Question

A floodlight illuminates a tall vertical wall that is 6m from it. A man, 2m tall, walks towards the wall in front of the light. HELP! I need to find a function that gives the height of his shadow as a function of his distance from the light???

Answer 1

application of derivatives :)

Answer 2

how fast is he walking?

Answer 3

nice art!

Answer 4

i got a tattoo like that lol

Answer 5

\[\frac{ds}{dt}=\frac{ds}{}\frac{}{dt}\]
we need something to relate this to; most likely the speed of the walk

\[\frac{ds}{dt}=\frac{ds}{dw}\frac{dw}{dt}\]
or some combo if chains

Answer 6

6-d = x
h = 2

s^2 = (6-d)^2 + 2^2

Answer 7

im thinking of this as how fast the shadow is moving; wrong question altogether

Answer 8

the shadow itself as a function

Answer 9

you have similar triangles;

6 is to 6-(distance from light)
as
2 is to (height of shadow)

Answer 10

ya, I'm confused. There is no rate given?!?! That literally is what the question says.....I'm doing a Calculus course by correspondence....frustrating to say the least! The next question says "what is his shadow height when he is 1m from the light?"...and i| know the answer is 12?!?!? does that help??

Answer 11

but 6 is a horizontal measure as well as x...I was thinking hte same thing but having a mental block...can't make up the triangle, as I dont' know the height of the light?

Answer 12

the ratio would be:
\[\frac{6}{2}=\frac{6-d}{sh}\]

Answer 13

the light is at ground level; its a flood light

Answer 14

my 6-d is wrong; it should simply be d

Answer 15

\[\frac{6}{2}=\frac{d}{sh}\frac{\text{ distance from light}}{\text{ height of shadow}}\]

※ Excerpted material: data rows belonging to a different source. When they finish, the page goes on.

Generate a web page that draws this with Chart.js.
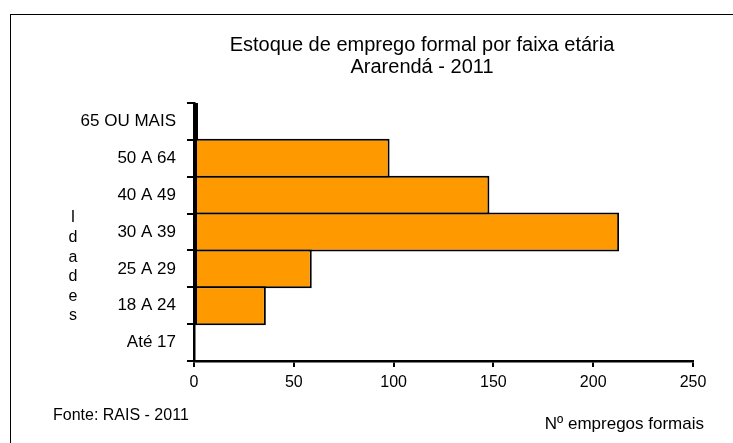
<!DOCTYPE html>
<html><head><meta charset="utf-8">
<script src="https://cdn.jsdelivr.net/npm/chart.js@4"></script>
<style>html,body{margin:0;padding:0;background:#fff}</style>
</head><body>
<canvas id="c" width="733" height="443"></canvas>
<script>
const categories = ['65 OU MAIS','50 A 64','40 A 49','30 A 39','25 A 29','18 A 24','Até 17'];
const values = [2, 98, 148, 213, 59, 36, 0];
const xTicks = [0, 50, 100, 150, 200, 250];
const titleLines = ['Estoque de emprego formal por faixa etária', 'Ararendá - 2011'];
const yAxisTitle = 'Idades';
const sourceNote = 'Fonte: RAIS - 2011';
const xAxisTitle = 'Nº empregos formais';

const FONT = 'Arial, "Liberation Sans", sans-serif';

const textPlugin = {
  id: 'texts',
  beforeDraw(chart) {
    const ctx = chart.ctx;
    ctx.save();
    ctx.fillStyle = '#fff';
    ctx.fillRect(0, 0, chart.width, chart.height);
    ctx.strokeStyle = '#000';
    ctx.lineWidth = 1;
    ctx.strokeRect(10.5, 14.5, 1000, 1000);
    ctx.restore();
  },
  afterDraw(chart) {
    const ctx = chart.ctx;
    ctx.save();
    ctx.fillStyle = '#000';
    ctx.textAlign = 'center';
    ctx.textBaseline = 'middle';
    ctx.font = '20px ' + FONT;
    ctx.fillText(titleLines[0], 422, 45);
    ctx.fillText(titleLines[1], 422, 67);
    ctx.font = '16px ' + FONT;
    const letters = yAxisTitle.split('');
    letters.forEach((ch, i) => ctx.fillText(ch, 73, 218 + i * 19.6));
    ctx.textAlign = 'left';
    ctx.fillText(sourceNote, 53, 416);
    ctx.font = '17px ' + FONT;
    ctx.textAlign = 'right';
    ctx.fillText(xAxisTitle, 704, 424);
    ctx.restore();
  }
};

new Chart(document.getElementById('c'), {
  type: 'bar',
  data: {
    labels: categories,
    datasets: [{
      data: values,
      backgroundColor: '#FF9900',
      borderColor: '#000',
      borderWidth: 2,
      borderSkipped: false,
      barPercentage: 1.054,
      categoryPercentage: 1
    }]
  },
  options: {
    indexAxis: 'y',
    responsive: false,
    animation: false,
    devicePixelRatio: 1,
    layout: { padding: { left: 0, top: 103, right: 40, bottom: 32 } },
    plugins: { legend: { display: false }, tooltip: { enabled: false }, title: { display: false } },
    scales: {
      x: {
        min: xTicks[0], max: xTicks[xTicks.length - 1],
        afterBuildTicks(scale) { scale.ticks = xTicks.map(v => ({ value: v })); },
        afterFit(scale) { scale.height = 50; },
        border: { color: '#000', width: 2.5 },
        grid: { drawOnChartArea: false, drawTicks: true, tickLength: 6, color: '#000', lineWidth: 2 },
        ticks: { color: '#000', padding: 6, font: { family: FONT, size: 16 } }
      },
      y: {
        afterFit(scale) { scale.width = 194; },
        border: { color: '#000', width: 2.5 },
        grid: { offset: true, drawOnChartArea: false, drawTicks: true, tickLength: 7, color: '#000', lineWidth: 2 },
        ticks: { color: '#000', padding: 11, font: { family: FONT, size: 17 } }
      }
    }
  },
  plugins: [textPlugin]
});
</script>
</body></html>
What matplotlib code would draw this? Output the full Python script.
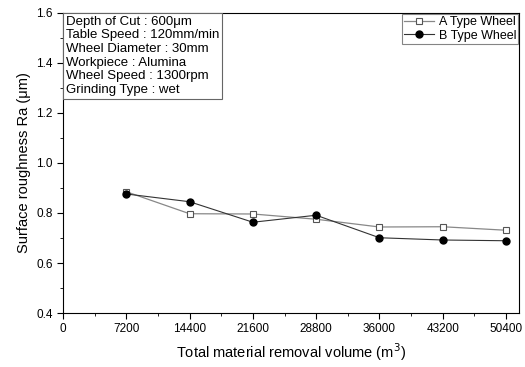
import matplotlib
matplotlib.use("Agg")
import matplotlib.pyplot as plt
from matplotlib.ticker import MultipleLocator

plt.rcParams['font.family'] = ['Liberation Sans', 'DejaVu Sans']

volume = [7200, 14400, 21600, 28800, 36000, 43200, 50400]
ra_a = [0.885, 0.797, 0.796, 0.775, 0.744, 0.745, 0.731]
ra_b = [0.876, 0.845, 0.763, 0.791, 0.701, 0.692, 0.689]
xticks = [0, 7200, 14400, 21600, 28800, 36000, 43200, 50400]

conditions = ("Depth of Cut : 600\u03bcm\n"
              "Table Speed : 120mm/min\n"
              "Wheel Diameter : 30mm\n"
              "Workpiece : Alumina\n"
              "Wheel Speed : 1300rpm\n"
              "Grinding Type : wet")

fig = plt.figure(figsize=(5.25, 3.67), dpi=100)
ax = fig.add_axes([0.12, 0.147, 0.869, 0.818])

ax.plot(volume, ra_a, color='#888888', lw=0.9, marker='s', ms=4.5,
        mfc='white', mec='#555555', mew=0.8, label='A Type Wheel')
ax.plot(volume, ra_b, color='#333333', lw=0.8, marker='o', ms=5,
        mfc='black', mec='black', label='B Type Wheel')

ax.set_xlim(0, 51900)
ax.set_ylim(0.4, 1.6)
ax.set_xticks(xticks)
ax.xaxis.set_minor_locator(MultipleLocator(3600))
ax.yaxis.set_major_locator(MultipleLocator(0.2))
ax.yaxis.set_minor_locator(MultipleLocator(0.1))
ax.tick_params(which='both', direction='out', labelsize=8.5)
ax.tick_params(which='major', length=4)
ax.tick_params(which='minor', length=2.5)
ax.set_yticklabels([f"{v:.1f}" for v in ax.get_yticks()])

ax.set_xlabel("Total material removal volume (m$^3$)", fontsize=10.5)
ax.set_ylabel("Surface roughness Ra (\u03bcm)", fontsize=10.5)

ax.text(0.006, 0.99, conditions, transform=ax.transAxes, va='top', ha='left',
        fontsize=9.5, linespacing=1.18,
        bbox=dict(boxstyle='square,pad=0.2', fc='white', ec='#666666', lw=0.8))

leg = ax.legend(loc='upper right', fontsize=9, frameon=True, fancybox=False,
                borderpad=0.15, handlelength=2.4, labelspacing=0.15,
                handletextpad=0.4, borderaxespad=0.1)
leg.get_frame().set_edgecolor('#666666')
leg.get_frame().set_linewidth(0.8)

fig.savefig("out.png", dpi=100)
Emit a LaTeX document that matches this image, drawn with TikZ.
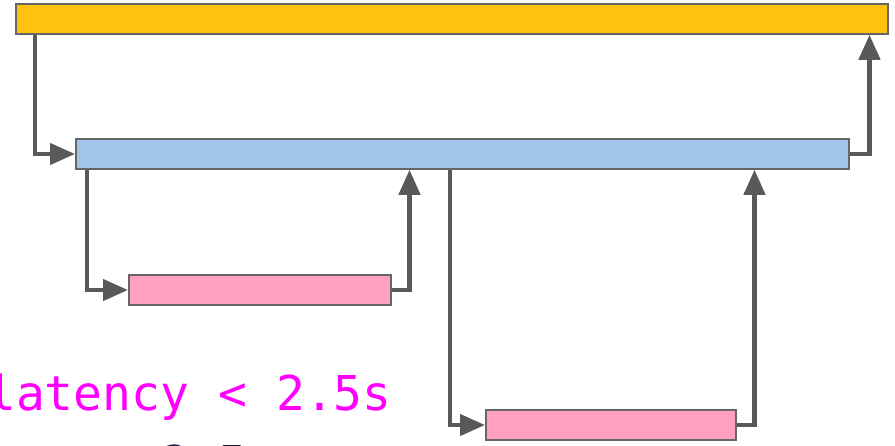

the ratios are good since we are ddealing with similar triangles right?

Answer 16

height of his shadow as a function of his distance from the light
got to revise it still

\[\frac{6}{sh}=\frac{d}{2}\]
thats better

Answer 17

shadow height = 12/d

Answer 18

does that make sense to you?

Answer 19

similar triangles produce a scalar effect; so we ratio the measurements

Answer 20

sort of....it makes sense because I understand that I needed to set up ratios, and I know the answer when d=1 is 12, but why match the 6 with the s and the d with his height? how will I know for future questions which ones match up?

Answer 21

the wall never moves; so its always at a distance of 6; the shadow is always on the wall, so its gots to be part of that specific triangle

the height of the man never changes; so it has to be part of the triangle that moves as the man moves

Answer 22

man height (2) is to shadow height
as
distance is to wall distance (6)

\[\frac{2}{d}=\frac{sh}{6}\]
solve for sh: sh = 12/d

Answer 23

ok, got it, thanks! next questions is to find a function that gives the rate of change of the shadow, so, I guess differentiate it,,,,,correct?

Answer 24

rate of change with respect to what? time or distance?

Answer 25

distance

Answer 26

might as well do it both ways :)

Answer 27

wrt distance we get
\[\frac{d}{dd}(sh=12/d)\implies\frac{d\ sh}{dd}=\frac{-12}{d^2}*\frac{dd}{dd}\]

Answer 28

wrt time its pretty much the same:

\[\frac{d}{dt}(sh=12/d)\implies\frac{d\ sh}{dt}=\frac{-12}{d^2}*\frac{dd}{dt}\]

notice the denominator "dd" is now "dt"

Answer 29

dd/dt is the speed at which the guy walks

Answer 30

what's dd/dd in above answer? I got -12/d^2 but didn't write dd/dd...is that wrong?

Answer 31

its a part of derivatives that they never teach you, hoping to confuse you later on ...

recall that the chain rule always pops out a derived bit. for example:

\[\frac{d}{dx}(5y^3)=15y^2*\frac{dy}{dx}\text{ ;the chain rule poped out a derived bit of dy/dx}\]

\[\frac{d}{dx}(6x^2)=12x*\frac{dx}{dx}\text{ ; since dx/dx = 1 they tend to omit it}\]

Answer 32

dd/dd is just the derived bit of distance with respect to distance

Answer 33

it would do you good to keep all your derived bit intact until the end so that you can sort thru them afterwards. make sense?

Answer 34

yup. thanks so much! probably be asking for more help shortly....we'll see! lol!